What is required: Starting at the first line of the data, please print exactly those lines through the one that holds "(l2) at (666,22)", omitting every picture.

Material:
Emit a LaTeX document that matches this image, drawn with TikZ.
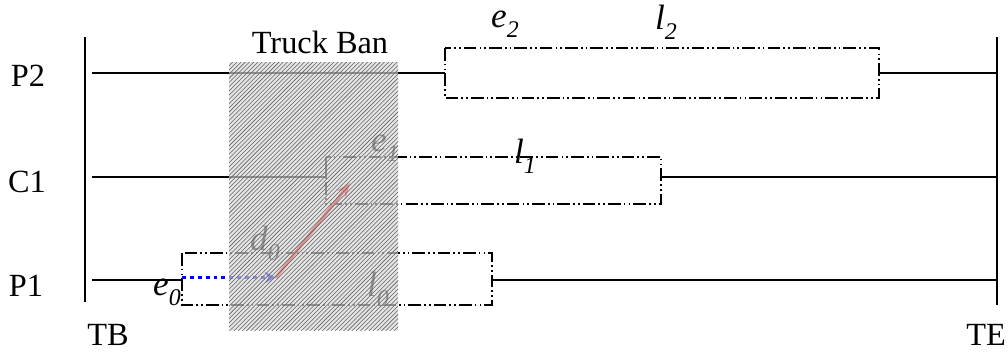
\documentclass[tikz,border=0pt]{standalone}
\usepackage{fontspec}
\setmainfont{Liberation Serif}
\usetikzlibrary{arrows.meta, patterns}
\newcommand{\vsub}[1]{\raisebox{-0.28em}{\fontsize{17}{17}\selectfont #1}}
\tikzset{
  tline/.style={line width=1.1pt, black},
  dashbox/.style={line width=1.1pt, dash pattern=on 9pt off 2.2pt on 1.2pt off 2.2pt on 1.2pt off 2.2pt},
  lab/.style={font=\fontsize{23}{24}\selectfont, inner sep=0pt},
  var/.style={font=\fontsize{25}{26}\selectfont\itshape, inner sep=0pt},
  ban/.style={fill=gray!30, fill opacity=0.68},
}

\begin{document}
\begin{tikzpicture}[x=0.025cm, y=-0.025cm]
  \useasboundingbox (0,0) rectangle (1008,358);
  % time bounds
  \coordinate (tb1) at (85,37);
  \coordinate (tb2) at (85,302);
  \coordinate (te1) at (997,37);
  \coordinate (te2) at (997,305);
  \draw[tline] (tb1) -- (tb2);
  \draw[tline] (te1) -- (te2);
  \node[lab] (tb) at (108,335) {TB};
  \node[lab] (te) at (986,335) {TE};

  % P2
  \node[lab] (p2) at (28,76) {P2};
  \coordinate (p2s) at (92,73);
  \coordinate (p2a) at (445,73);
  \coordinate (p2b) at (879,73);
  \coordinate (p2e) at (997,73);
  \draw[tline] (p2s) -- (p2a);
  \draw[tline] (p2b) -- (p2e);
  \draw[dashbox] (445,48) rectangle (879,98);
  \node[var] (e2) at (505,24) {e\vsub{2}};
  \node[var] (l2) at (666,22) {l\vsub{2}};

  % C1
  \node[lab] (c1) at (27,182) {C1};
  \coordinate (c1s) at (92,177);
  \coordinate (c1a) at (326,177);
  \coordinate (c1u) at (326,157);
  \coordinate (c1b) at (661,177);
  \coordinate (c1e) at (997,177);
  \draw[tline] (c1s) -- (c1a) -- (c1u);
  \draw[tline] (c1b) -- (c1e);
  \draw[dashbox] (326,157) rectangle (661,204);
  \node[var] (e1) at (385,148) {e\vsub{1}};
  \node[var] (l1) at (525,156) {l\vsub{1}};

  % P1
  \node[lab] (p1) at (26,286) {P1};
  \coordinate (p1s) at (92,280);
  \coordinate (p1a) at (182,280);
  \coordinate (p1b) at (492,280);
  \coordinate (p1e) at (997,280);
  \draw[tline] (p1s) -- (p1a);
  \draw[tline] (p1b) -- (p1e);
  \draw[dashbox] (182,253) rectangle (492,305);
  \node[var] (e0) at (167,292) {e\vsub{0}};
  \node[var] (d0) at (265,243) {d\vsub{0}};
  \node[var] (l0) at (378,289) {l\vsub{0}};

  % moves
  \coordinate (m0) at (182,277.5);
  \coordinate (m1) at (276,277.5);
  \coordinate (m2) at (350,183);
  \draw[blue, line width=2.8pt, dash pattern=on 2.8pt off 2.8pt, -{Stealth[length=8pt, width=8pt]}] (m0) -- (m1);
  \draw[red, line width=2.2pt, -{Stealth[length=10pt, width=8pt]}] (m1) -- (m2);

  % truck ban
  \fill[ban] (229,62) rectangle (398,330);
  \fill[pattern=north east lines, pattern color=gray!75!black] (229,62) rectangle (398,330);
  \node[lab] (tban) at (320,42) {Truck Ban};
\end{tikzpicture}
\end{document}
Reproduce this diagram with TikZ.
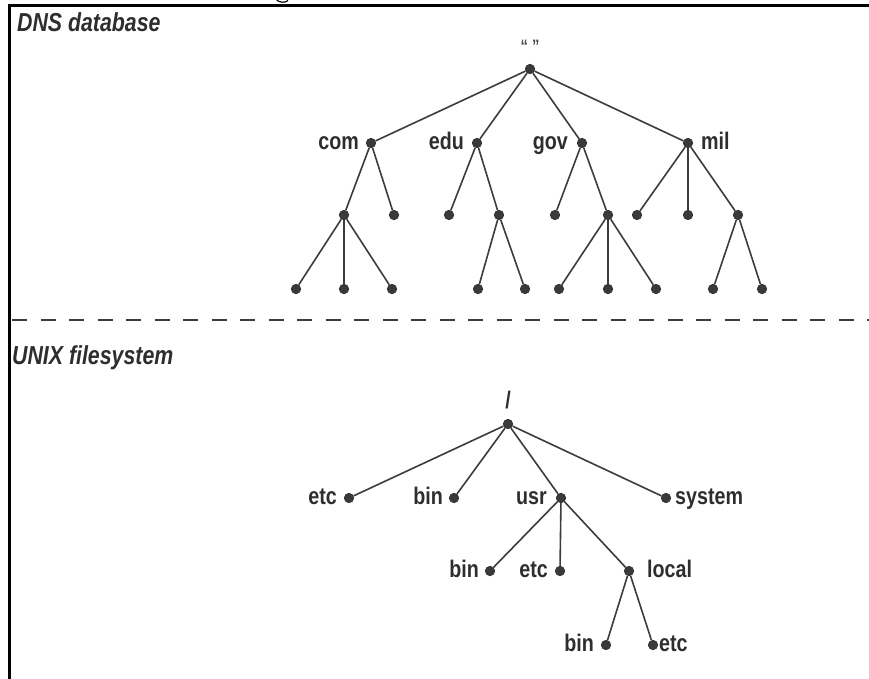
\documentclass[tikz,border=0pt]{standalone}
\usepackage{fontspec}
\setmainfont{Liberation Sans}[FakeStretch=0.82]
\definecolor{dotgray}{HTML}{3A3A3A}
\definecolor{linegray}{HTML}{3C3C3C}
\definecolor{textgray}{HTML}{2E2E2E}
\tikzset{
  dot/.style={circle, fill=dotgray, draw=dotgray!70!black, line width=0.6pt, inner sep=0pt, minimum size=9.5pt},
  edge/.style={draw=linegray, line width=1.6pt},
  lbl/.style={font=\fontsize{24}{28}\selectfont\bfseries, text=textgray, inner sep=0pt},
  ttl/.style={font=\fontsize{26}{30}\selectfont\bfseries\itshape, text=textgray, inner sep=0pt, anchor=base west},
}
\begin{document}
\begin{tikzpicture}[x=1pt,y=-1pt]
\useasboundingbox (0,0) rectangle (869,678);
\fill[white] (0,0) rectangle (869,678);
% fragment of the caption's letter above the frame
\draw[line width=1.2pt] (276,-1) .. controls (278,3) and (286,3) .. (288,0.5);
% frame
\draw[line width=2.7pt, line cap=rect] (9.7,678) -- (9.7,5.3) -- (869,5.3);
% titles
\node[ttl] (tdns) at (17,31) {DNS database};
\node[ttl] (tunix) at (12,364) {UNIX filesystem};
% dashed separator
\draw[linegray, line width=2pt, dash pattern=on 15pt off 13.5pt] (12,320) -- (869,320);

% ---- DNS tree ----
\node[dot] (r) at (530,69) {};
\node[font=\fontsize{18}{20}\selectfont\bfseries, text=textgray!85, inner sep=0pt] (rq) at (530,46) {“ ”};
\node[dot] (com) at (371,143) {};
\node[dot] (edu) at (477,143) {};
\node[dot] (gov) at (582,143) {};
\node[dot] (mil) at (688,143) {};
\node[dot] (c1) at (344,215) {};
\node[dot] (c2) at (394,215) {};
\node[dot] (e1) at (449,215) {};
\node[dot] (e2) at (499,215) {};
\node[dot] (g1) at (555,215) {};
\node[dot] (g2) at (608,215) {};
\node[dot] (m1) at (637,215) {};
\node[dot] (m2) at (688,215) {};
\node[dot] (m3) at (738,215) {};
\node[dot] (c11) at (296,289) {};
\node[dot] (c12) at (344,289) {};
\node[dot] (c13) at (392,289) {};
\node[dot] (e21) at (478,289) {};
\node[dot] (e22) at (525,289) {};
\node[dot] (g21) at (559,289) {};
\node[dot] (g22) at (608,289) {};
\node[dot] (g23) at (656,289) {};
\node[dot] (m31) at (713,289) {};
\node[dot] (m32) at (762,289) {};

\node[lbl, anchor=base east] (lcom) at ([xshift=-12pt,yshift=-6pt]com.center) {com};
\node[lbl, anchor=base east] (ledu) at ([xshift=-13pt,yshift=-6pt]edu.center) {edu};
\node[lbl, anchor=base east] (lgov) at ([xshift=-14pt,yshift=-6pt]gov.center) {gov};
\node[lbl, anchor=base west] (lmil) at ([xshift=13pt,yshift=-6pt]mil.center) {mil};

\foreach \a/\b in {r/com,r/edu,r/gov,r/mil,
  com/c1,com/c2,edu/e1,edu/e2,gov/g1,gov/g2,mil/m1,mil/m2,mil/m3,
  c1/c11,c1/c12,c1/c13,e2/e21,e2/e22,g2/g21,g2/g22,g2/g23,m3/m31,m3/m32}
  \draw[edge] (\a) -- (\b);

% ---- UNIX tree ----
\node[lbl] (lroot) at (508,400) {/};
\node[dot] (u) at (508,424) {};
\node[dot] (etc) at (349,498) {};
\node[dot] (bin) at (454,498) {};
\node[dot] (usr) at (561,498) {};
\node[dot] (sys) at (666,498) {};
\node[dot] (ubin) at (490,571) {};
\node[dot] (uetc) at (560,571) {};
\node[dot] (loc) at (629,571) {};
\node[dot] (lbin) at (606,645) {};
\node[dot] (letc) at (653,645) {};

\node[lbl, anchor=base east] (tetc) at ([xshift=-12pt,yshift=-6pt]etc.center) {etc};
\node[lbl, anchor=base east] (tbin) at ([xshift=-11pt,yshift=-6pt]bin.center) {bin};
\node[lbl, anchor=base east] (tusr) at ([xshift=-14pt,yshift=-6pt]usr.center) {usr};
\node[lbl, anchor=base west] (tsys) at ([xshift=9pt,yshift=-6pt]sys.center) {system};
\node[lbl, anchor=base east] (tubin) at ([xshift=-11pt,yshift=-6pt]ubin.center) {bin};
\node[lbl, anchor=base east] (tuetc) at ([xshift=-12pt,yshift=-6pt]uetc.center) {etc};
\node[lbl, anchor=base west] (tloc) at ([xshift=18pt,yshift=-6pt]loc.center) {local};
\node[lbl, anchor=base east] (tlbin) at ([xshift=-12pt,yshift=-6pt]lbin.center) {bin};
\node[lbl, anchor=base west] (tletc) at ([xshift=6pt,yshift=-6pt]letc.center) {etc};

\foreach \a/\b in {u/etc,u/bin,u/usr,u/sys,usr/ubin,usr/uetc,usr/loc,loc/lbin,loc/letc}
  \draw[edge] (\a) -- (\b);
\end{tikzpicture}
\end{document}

Answer to this task:
Emit a LaTeX document that matches this image, drawn with TikZ.
\documentclass[tikz,border=0pt]{standalone}
\usepackage{fontspec}
\setmainfont{Liberation Serif}
\usetikzlibrary{arrows.meta, patterns}
\newcommand{\vsub}[1]{\raisebox{-0.28em}{\fontsize{17}{17}\selectfont #1}}
\tikzset{
  tline/.style={line width=1.1pt, black},
  dashbox/.style={line width=1.1pt, dash pattern=on 9pt off 2.2pt on 1.2pt off 2.2pt on 1.2pt off 2.2pt},
  lab/.style={font=\fontsize{23}{24}\selectfont, inner sep=0pt},
  var/.style={font=\fontsize{25}{26}\selectfont\itshape, inner sep=0pt},
  ban/.style={fill=gray!30, fill opacity=0.68},
}

\begin{document}
\begin{tikzpicture}[x=0.025cm, y=-0.025cm]
  \useasboundingbox (0,0) rectangle (1008,358);
  % time bounds
  \coordinate (tb1) at (85,37);
  \coordinate (tb2) at (85,302);
  \coordinate (te1) at (997,37);
  \coordinate (te2) at (997,305);
  \draw[tline] (tb1) -- (tb2);
  \draw[tline] (te1) -- (te2);
  \node[lab] (tb) at (108,335) {TB};
  \node[lab] (te) at (986,335) {TE};

  % P2
  \node[lab] (p2) at (28,76) {P2};
  \coordinate (p2s) at (92,73);
  \coordinate (p2a) at (445,73);
  \coordinate (p2b) at (879,73);
  \coordinate (p2e) at (997,73);
  \draw[tline] (p2s) -- (p2a);
  \draw[tline] (p2b) -- (p2e);
  \draw[dashbox] (445,48) rectangle (879,98);
  \node[var] (e2) at (505,24) {e\vsub{2}};
  \node[var] (l2) at (666,22) {l\vsub{2}};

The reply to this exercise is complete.